En Tijuana, la frontera más poblada de México, los faroles de luz naranja aún están encendidos, pero las calles están repletas: los autos se estancan en plena vía rápida y los cláxones suenan al ritmo de un trombón de banda. Miles de personas salen de sus casas salpicadas en los cerros, bajan a toda velocidad serpenteando las colinas en autos de pintura encerada.

Salen al mismo tiempo para formarse en la kilométrica fila, que cada mañana se desborda en las principales vialidades de la ciudad y termina en Estados Unidos.

En un municipio de 1.3 millones de habitantes, 4% de la fuerza laboral cruza todos los días “al otro lado”. Tijuana es una frontera con tráfico internacional.

La mañana norteña se mueve al beat de las paradas de autobuses de transmisión alterada, donados a los tijuanenses por las primarias de California. El transporte de las 552 maquiladoras instaladas en la ciudad fronteriza recoge a las casi 200 mil personas que trabajan en tres turnos. Migrantes originarios del sur de México que, a diferencia de los emigrados, nunca lograron cruzar a Estados Unidos y no tienen un carro del año.

Desde enero de 2016, estos tijuanenses no solamente sortean el tráfico: empiezan su día dando la vuelta a la cinta amarilla que colocó un perito de la fiscalía estatal. Una cabeza desfigurada; el cuerpo de una joven envuelto en una cobija; otra cabeza desfigurada; el torso de un hombre. Otra cabeza.

Como aquella noche de septiembre de 2016, cuando cayó el cuerpo de un hombre de un puente, y Justino —taxista de 50 años— estuvo a punto de impactarse, al sofocar con sus manos un grito histérico.

“Esas cosas no se veían desde hace mucho”, dice Justino. Su percepción la sustentan las estadísticas de las autoridades.

El año 2010 fue el más violento en la historia de Tijuana, con 688 muertos; 2016 aún no termina y alcanza más de 700.

Hace seis años, Joaquín El Chapo Guzmán se peleaba las rutas norteñas del tráfico de droga con el Cártel de los Arellano Félix.

Como contraataque, el gobierno del entonces presidente Felipe Calderón implementó una de las estrategias de seguridad más radicales de su gobierno, el Operativo Tijuana.

Militarizó las calles y más de 3 mil marinos y soldados le declararon la guerra a los narcotraficantes. Calderón replicó el llamado modelo Tijuana en el resto del país, dijo entonces, para erradicar la corrupción en las corporaciones policiacas y combatir al narco.

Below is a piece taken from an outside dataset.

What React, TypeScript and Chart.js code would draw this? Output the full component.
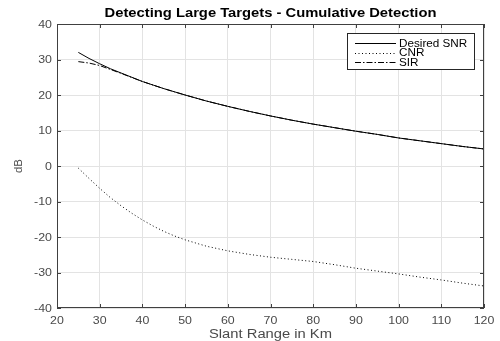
import React, { useEffect, useRef } from "react";
import { Chart, registerables } from "chart.js";

Chart.register(...registerables);

const rangeKm = [25, 27.5, 30, 32.5, 35, 37.5, 40, 42.5, 45, 47.5, 50, 55, 60, 65, 70, 75, 80, 85, 90, 95, 100, 105, 110, 115, 120];
const desiredSnr = [32.0, 30.3, 28.8, 27.4, 26.2, 25.0, 23.8, 22.8, 21.8, 20.9, 20.0, 18.3, 16.8, 15.4, 14.1, 12.9, 11.8, 10.8, 9.8, 8.9, 7.9, 7.1, 6.3, 5.5, 4.8];
const cnr = [-0.6, -3.5, -6.3, -8.9, -11.2, -13.3, -15.2, -16.9, -18.4, -19.7, -20.8, -22.6, -23.9, -24.9, -25.7, -26.3, -26.9, -27.8, -28.8, -29.6, -30.4, -31.3, -32.1, -33.0, -33.8];
const sir = [29.4, 29.0, 28.3, 27.2, 26.1, 24.95, 23.8, 22.8, 21.8, 20.9, 20.0, 18.3, 16.8, 15.4, 14.1, 12.9, 11.8, 10.8, 9.8, 8.9, 7.9, 7.1, 6.3, 5.5, 4.8];

const seriesNames = ["Desired SNR", "CNR", "SIR"];
const xTicks = [20, 30, 40, 50, 60, 70, 80, 90, 100, 110, 120];
const yTicks = [-40, -30, -20, -10, 0, 10, 20, 30, 40];

const titleText = "Detecting Large Targets - Cumulative Detection";
const xTitle = "Slant Range in Km";
const yTitle = "dB";

const FONT = "'Liberation Sans', Arial, sans-serif";
const AXIS = "#404040";
const LABEL = "#4a4a4a";
const dashes: number[][] = [[], [1, 2.5], [6, 2, 1.5, 2]];

const toPts = (ys: number[]) => rangeKm.map((x, i) => ({ x, y: ys[i] }));

function stretchText(ctx: any, text: string, x: number, y: number, font: string, align: string, sx: number, color: string) {
  ctx.save();
  ctx.translate(x, y);
  ctx.scale(sx, 1);
  ctx.font = font;
  ctx.textAlign = align;
  ctx.textBaseline = "alphabetic";
  ctx.fillStyle = color;
  ctx.fillText(text, 0, 0);
  ctx.restore();
}

const decorPlugin = {
  id: "decor",
  afterDraw(chart: any) {
    const { ctx, chartArea } = chart;
    const { left, right, top, bottom } = chartArea;
    const xs = chart.scales.x;
    const ys = chart.scales.y;
    ctx.save();
    ctx.strokeStyle = AXIS;
    ctx.lineWidth = 1;
    ctx.setLineDash([]);
    ctx.strokeRect(Math.round(left) + 0.5, Math.round(top) + 0.5, Math.round(right - left) - 1, Math.round(bottom - top) - 1);
    ctx.beginPath();
    xTicks.forEach((v) => {
      const px = Math.round(xs.getPixelForValue(v)) + 0.5;
      ctx.moveTo(px, bottom);
      ctx.lineTo(px, bottom - 4);
      ctx.moveTo(px, top);
      ctx.lineTo(px, top + 4);
    });
    yTicks.forEach((v) => {
      const py = Math.round(ys.getPixelForValue(v)) + 0.5;
      ctx.moveTo(left, py);
      ctx.lineTo(left + 4, py);
      ctx.moveTo(right, py);
      ctx.lineTo(right - 4, py);
    });
    ctx.stroke();
    xTicks.forEach((v) => {
      stretchText(ctx, String(v), xs.getPixelForValue(v), 323.5, `10.5px ${FONT}`, "center", 1.18, LABEL);
    });
    yTicks.forEach((v) => {
      stretchText(ctx, String(v), 52, ys.getPixelForValue(v) + 3.7, `10.5px ${FONT}`, "right", 1.18, LABEL);
    });
    stretchText(ctx, titleText, (left + right) / 2, 16.8, `bold 12px ${FONT}`, "center", 1.23, "#000");
    stretchText(ctx, xTitle, (left + right) / 2, 338, `12.5px ${FONT}`, "center", 1.18, LABEL);
    ctx.save();
    ctx.translate(22, (top + bottom) / 2);
    ctx.rotate(-Math.PI / 2);
    ctx.font = `11.5px ${FONT}`;
    ctx.textAlign = "center";
    ctx.textBaseline = "alphabetic";
    ctx.fillStyle = LABEL;
    ctx.fillText(yTitle, 0, 0);
    ctx.restore();
    const bx = 347.5, by = 33.5, bw = 127, bh = 36;
    ctx.fillStyle = "#fff";
    ctx.fillRect(bx, by, bw, bh);
    ctx.strokeStyle = "#262626";
    ctx.strokeRect(bx, by, bw, bh);
    seriesNames.forEach((name, i) => {
      const yy = 43.3 + i * 9.5;
      ctx.strokeStyle = "#000";
      ctx.setLineDash(dashes[i]);
      ctx.beginPath();
      ctx.moveTo(355, Math.round(yy) + 0.5);
      ctx.lineTo(396, Math.round(yy) + 0.5);
      ctx.stroke();
      ctx.setLineDash([]);
      stretchText(ctx, name, 399, yy + 3.6, `10px ${FONT}`, "left", 1.17, "#000");
    });
    ctx.restore();
  },
};

export default function App() {
  const ref = useRef<HTMLCanvasElement | null>(null);
  useEffect(() => {
    if (!ref.current) return;
    const seriesData = [desiredSnr, cnr, sir];
    const chart = new Chart(ref.current, {
      type: "line",
      data: {
        datasets: seriesNames.map((name, i) => ({
          label: name,
          data: toPts(seriesData[i]),
          borderColor: "#000",
          borderWidth: 1,
          borderDash: dashes[i],
          pointRadius: 0,
          fill: false,
          tension: 0,
        })),
      },
      options: {
        responsive: false,
        animation: false,
        layout: { padding: { left: 0, top: 24, right: 16, bottom: 0 } },
        plugins: { legend: { display: false }, title: { display: false }, tooltip: { enabled: false } },
        scales: {
          x: {
            type: "linear",
            min: 20,
            max: 120,
            afterBuildTicks: (s: any) => { s.ticks = xTicks.map((v) => ({ value: v })); },
            afterFit: (s: any) => { s.height = 33; },
            grid: { color: "#e3e3e3", drawTicks: false },
            border: { display: false },
            ticks: { display: false },
          },
          y: {
            type: "linear",
            min: -40,
            max: 40,
            afterBuildTicks: (s: any) => { s.ticks = yTicks.map((v) => ({ value: v })); },
            afterFit: (s: any) => { s.width = 57; },
            grid: { color: "#e3e3e3", drawTicks: false },
            border: { display: false },
            ticks: { display: false },
          },
        },
      },
      plugins: [decorPlugin],
    } as any);
    return () => chart.destroy();
  }, []);
  return (
    <div style={{ position: "fixed", left: 0, top: 0, width: 500, height: 341, background: "#fff" }}>
      <canvas ref={ref} width={500} height={341} style={{ width: 500, height: 341 }} />
    </div>
  );
}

Durante 2011, 2012, 2013 y 2014 no se registrarían más de 500 homicidios por año. Las autoridades se adjudicaron el “logro” del decremento en los homicidios, aunque de fondo existieran traiciones y treguas entre capos.

La detención y extradición a EU de miembros del Cártel de los Arrellano Félix habría logrado doblegar a los capos, quienes pactaron la paz con Joaquín El Chapo Guzmán.

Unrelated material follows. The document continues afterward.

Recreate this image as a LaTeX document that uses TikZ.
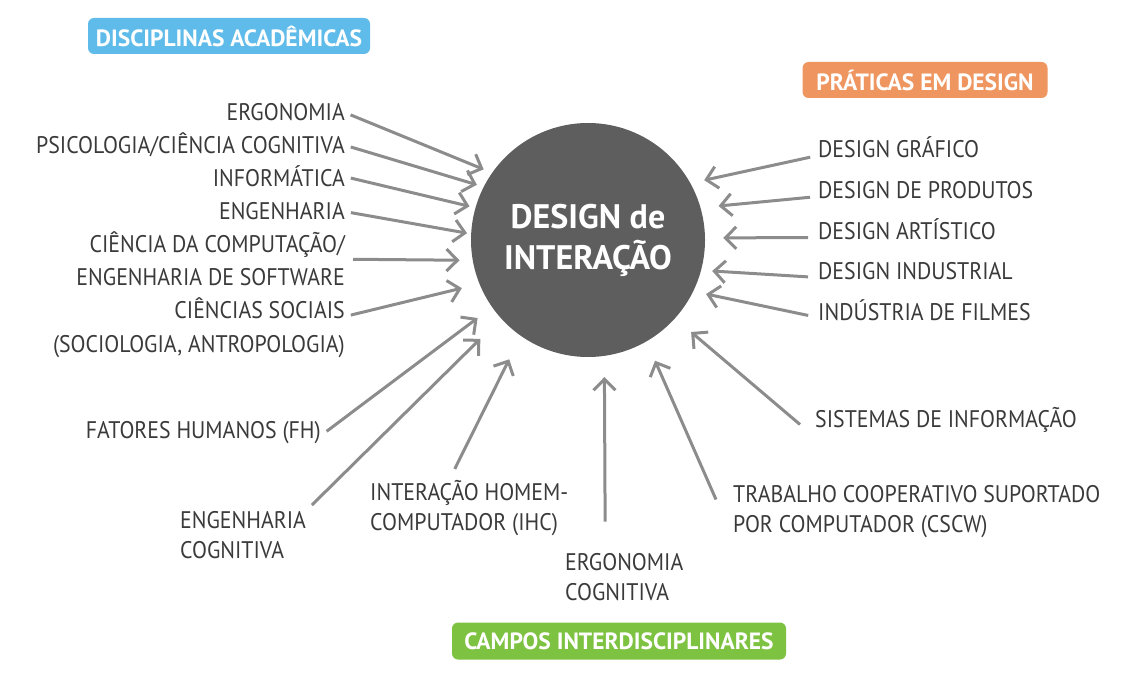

Pero el pacto sólo duraría cinco años. La primera semana de abril de 2015, una manta colgada de un puente anticipó la guerra. “Vamos a empezar la limpia”, era el mensaje que anunciaba la presencia fuerte de una organización criminal que hasta ese día no había tenido injerencia en el norte de México: el CJNG, que había establecido un acuerdo con el Cártel de Tijuana. Una nueva alianza.